Ford is the third largest EV manufacturer in the US, behind Tesla and General Motors.
Photo: Lukas Schulze (Getty Images)

Two separate congressional committees announced investigations into Ford’s new EV partnership with Chinese battery company CATL on Friday (July 21), airing concerns that a new manufacturing plant in Michigan could avoid restrictions on Chinese-made EV components.

In a letter to Ford, congressional representatives Mike Gallagher and Jason Smith—chairs of the Select Committee on China and the Committee on Ways and Means, respectively—questioned the terms of the deal between the companies, which would mean the use of Chinese technology and services to manufacture EVs in the United States.


Gallagher and Smith outlined a number of concerns about the deal, primarily that by importing Chinese technology, the batteries would still qualify for the full federal EV tax credit without using US resources. As part of last year’s Inflation Reduction Act, the EV tax credit was revised to penalize car models with components sourced from outside the US and its trading partners.

A press representative for Ford declined to comment on the letter in an email to Quartz, but confirmed they had received it and would respond soon.


Gallagher and Smith also accused Ford of giving a number of the new jobs created by the plant to Chinese nationals, who will work on behalf of CATL to implement and oversee the technology.

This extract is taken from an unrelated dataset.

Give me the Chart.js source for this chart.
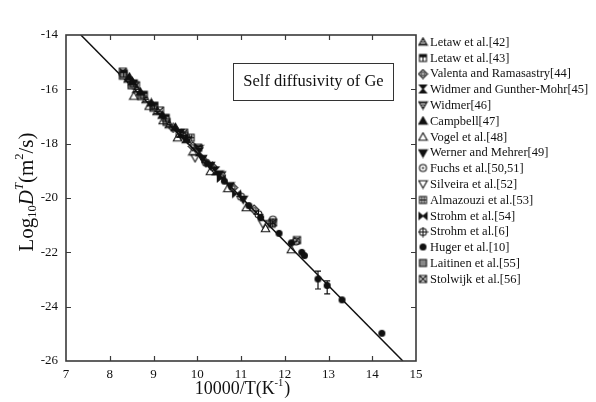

“Rather than developing American technology, we are concerned that the deal could simply facilitate the partial onshoring of [China’s]-controlled battery technology, raw materials, and employees while collecting tax credits and flowing funds back to CATL through the licensing agreement,” the letter said.

Additionally, the lawmakers sharply criticized CATL’s connection to companies in the Xinjiang region, accusing CATL of shielding its ownership in companies tied to forced labor practices.

This is not the first criticism of the new Ford plant in Michigan. Earlier this year, Florida senator Marco Rubio introduced legislation— calling out Ford directly—that would ban any tax credits for batteries made using Chinese technology, even if they were manufactured in the US.


Editorial note (7/24, 10am): Story updated after receiving a comment request response from Ford.